While on the campaign trail, a candidate’s best friend may indeed be his canine companion.
During her sabbatical, Annenberg School for Communication professor Diana Mutz, a self-proclaimed “dog person,” decided to examine the influence of dog ownership on voter preferences in the 2008 presidential election.
Her research findings indicated that, statistically controlling for confounding variables, such as party affiliation and perceptions of the economy, as well as for demographic differences, dog ownership exerted a “small but significant” effect on voters’ opinions of each candidate.
Mutz’s research was based on data from the National Annenberg Election Study, which tracked a large sample of randomly selected respondents during the 2008 presidential campaign.

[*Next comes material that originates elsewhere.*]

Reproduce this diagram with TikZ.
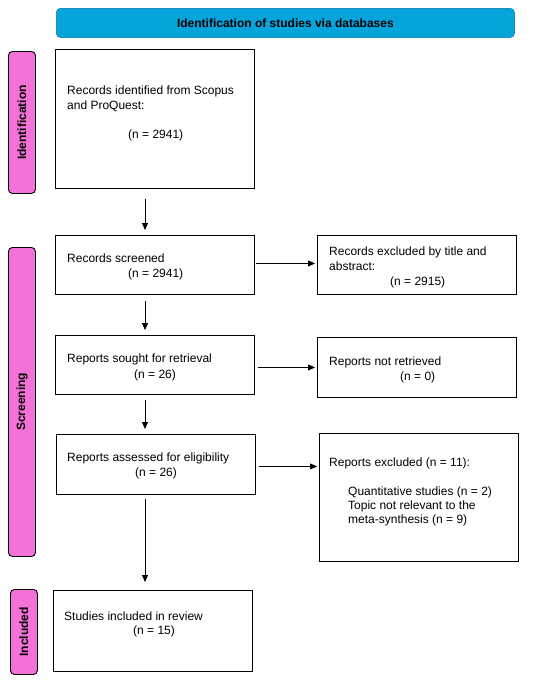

The independent variable central to the study was pet ownership in relation to measures of support for Democratic presidential candidate Barack Obama throughout the general election campaign period.
She found that dog owners were on the whole more likely to support Republican nominee John McCain, whose dog ownership had previously been publicized, over Obama, who drew media attention to his “doglessness” by publicly promising his daughters a dog after the election.
“We look at a whole range of factors that affect voting behavior — all I did was add to one of those models indicators of people’s pet ownership,” she said.
After evaluating the data, Mutz was “surprised” to find that a relationship between dog ownership and candidate support still existed after taking into account all possible factors influencing voter preferences, such as education, age, location and religious beliefs.
“The implication of the analysis is that Obama could have had more support if he’d had a dog and trotted it out in front of the television cameras,” she said.
While there exists no rational correlation between dog ownership and presidential potential, dog-owning voters may have identified more strongly with McCain.
“People may see similarities between themselves and other people who own the pets they do,” she said.
According to Communication professor Kathleen Hall Jamieson, voters are often unaware of the factors that influence their decisions.
She cited a study in which, after being shown photographs of candidates with flags in the background and ones without, participants indicated a greater preference for the candidates depicted with flags.
In addition, she said, past research has indicated that voters are more likely to support taller candidates over shorter ones.
“People draw inferences from all sorts of things, like whether the candidate has children or whether he has a happy spouse, [and] whether the spouse fits some stereotypical role,” Jamieson said.